Review: Edith Schloss: Blue Italian Skies Above
What a wonderful time to discover the sly and seductive charm of Edith Schloss’s largely under-the-radar art, writing, and life. All of it is so apt, entertaining, and informative that it’s impossible to decide what should be quoted for insight or fun. For example, the novelist Jane Bowles sets the stage, speaking from the Chelsea loft on 21st Street that Schloss shared with her husband of 13 years photographer Rudy Burkhardt:
I know that everyone here has slept at one time or another with someone or another in this loft. We stared at one another, old lovers new husbands, this one having lived with that, secretly or not, summer or winter, in rain or shine—Bill Elaine, Edwin, Fairfield, Anne and Anne, Jean, Ruth, Pit, Larry, Milton, Alex, tess, Walter, Paul, Fritz, Nell, Ilse, Marisol, Bob, Jimmy, Jane, Joe, Rudy, and me. It was uncanny. It was true. Everyone was there.
The German-born artist, who died in 2011, documented off-handedly her life as a refuge first in New York, in 1942, and then Rome in 1962, in an insightful posthumous memoir Loft Generation: from de Kooning to Twombly Portraits and Sketches 1942–2011.

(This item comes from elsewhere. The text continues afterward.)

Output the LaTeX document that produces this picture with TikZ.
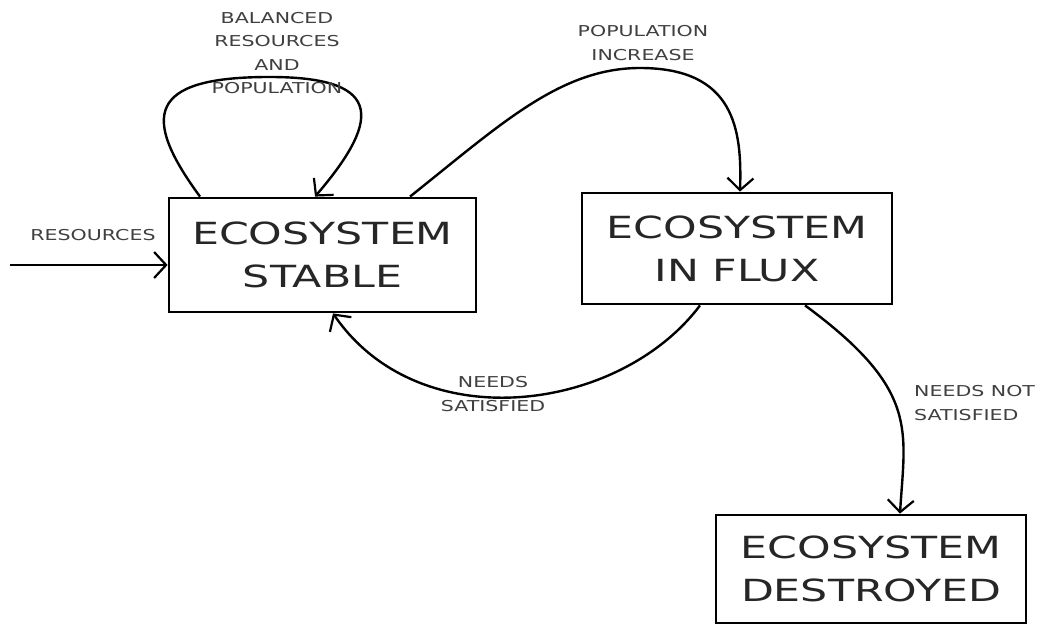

Schloss also left us with an ebullient body of warm and eccentric paintings created in the 1960s and ’70s on the island of Spezia that were recently on view at Alexandre Gallery’s new fresh-white downtown space. In these, the objects are the characters sharply profiled—the little boats, beach balls, a lone bird, a bowl of fruit, close ups of primary-colored lollypop-like flowers pose head on. The painting Spring Green (1967) poignantly features two Gustonesque figures as objects, one with baby, stretched out flat on the grass.